Friday, May 30, 2025

 



I read that "The average person has about 12,000 to 60,000 thoughts per day. Of those, 95% are exactly the same repetitive thoughts as the day before." 

Wow! how sad, what a waste of potential, experience, insight and enjoyment. That very night I read this insightful piece by Martineau, about how God has implanted moral admirations and disgusts ready to awaken into power and do homage to the noble, and spurn the evil. History is long and rich, and the lives of the great and good are never far, but lie scattered like gems in biographies and good fiction that bring this various world before the mind, and in doing so it has a great effect on us. Here is how he describes, so eloquently and thought provokingly, its effect on us.  

"The effect of this wider experience is incalculably great. Opening fresh continents of character to mental survey, and throwing the human tones upon the ear in language unheard before, startling the young observer with the sigh of pity and the vow of justice and the prayer of sorrow, in dialect other than the vernacular, it acts upon the judgments of conscience like foreign travel upon those of perception; and imparts a quickness of insight and breadth of view which are unattainable within a narrow circle, and which, by the very presence within the memory of a thousand other scenes of beauty, bathe the home-landscape in a light of new endearment." 

Thursday, May 29, 2025


 Beginning with the second century, the leadership of the Christian church passed to the early Church Fathers. 

They were men of Greek and Roman training and culture. 

Through them not only Greek philosophical ideals but also Greek methods of thought found an increasingly prominent place in Christianity. 

True to their inheritance and training, these great leaders regarded individual belief as far more important than social living. 

The church began to demand of its followers loyalty to a definite creed rather than loyalty to the service of their fellow men. 

As a result, the rank and file of the medieval church were wholly unconscious of the social dynamics which the scripture contain.

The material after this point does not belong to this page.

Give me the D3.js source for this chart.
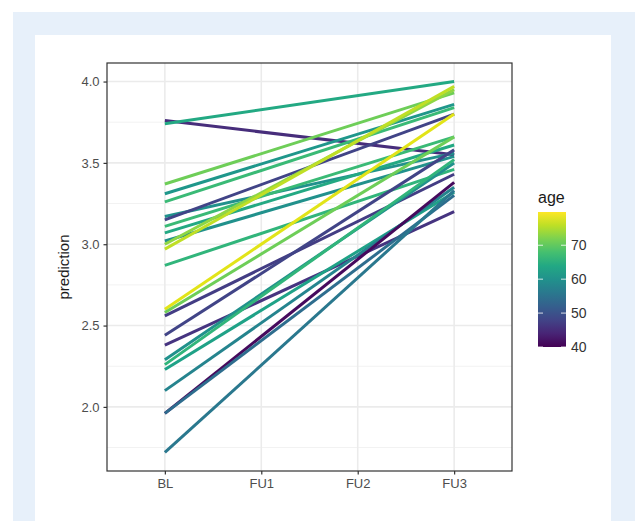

The Protestant Reformation put the scriptures again into the hands of the people; but unfortunately, it continued to fix their attention chiefly on the theological and largely ignored the social teachings of the Bible. 

The main emphasis was still on other-worldliness. Religion and practical ethics were regarded simply as the means whereby the individual might secure a title to future blessedness. 

There were a few striking exceptions; but a majority of the Protestant leaders failed to see that the message of historic Christianity is to the living, not to the dead, and that it must express itself in human society as well as in the soul of the individual.

Puritanism, with its splendid emphasis on personal ethics, still largely lacked the social passion. Its leaders, however, were powerfully influenced by the democratic ideals of the prophets and Jesus. Their heroic efforts to found a Christian commonwealth marked the beginnings of a new social consciousness. Until the close of the 19th century, however, a majority of the Protestant churches throughout the world were still under the chilling shadow of the Middle Ages. Even during the last quarter of that century, a prominent Protestant theologian declared: 

“Christianity is not a life: it is a dogma!”  

Charles Foster Kent, PH.D., Litt.D. from “The Social Teachings of the Prophets and Jesus.”  


Thursday, May 15, 2025

 


 "But high hearts are never long without hearing some new call, some distant clarion of God, even in their dreams: and soon they are observed to break up the camp of ease, and start on some fresh march of faithful service.

They do the good only to see the better, and see the better only to achieve it; who are too meek for transport, too faithful for remorse, too earnest for repose; whose worship is action, and whose action is ceaseless aspiration." James Martineau.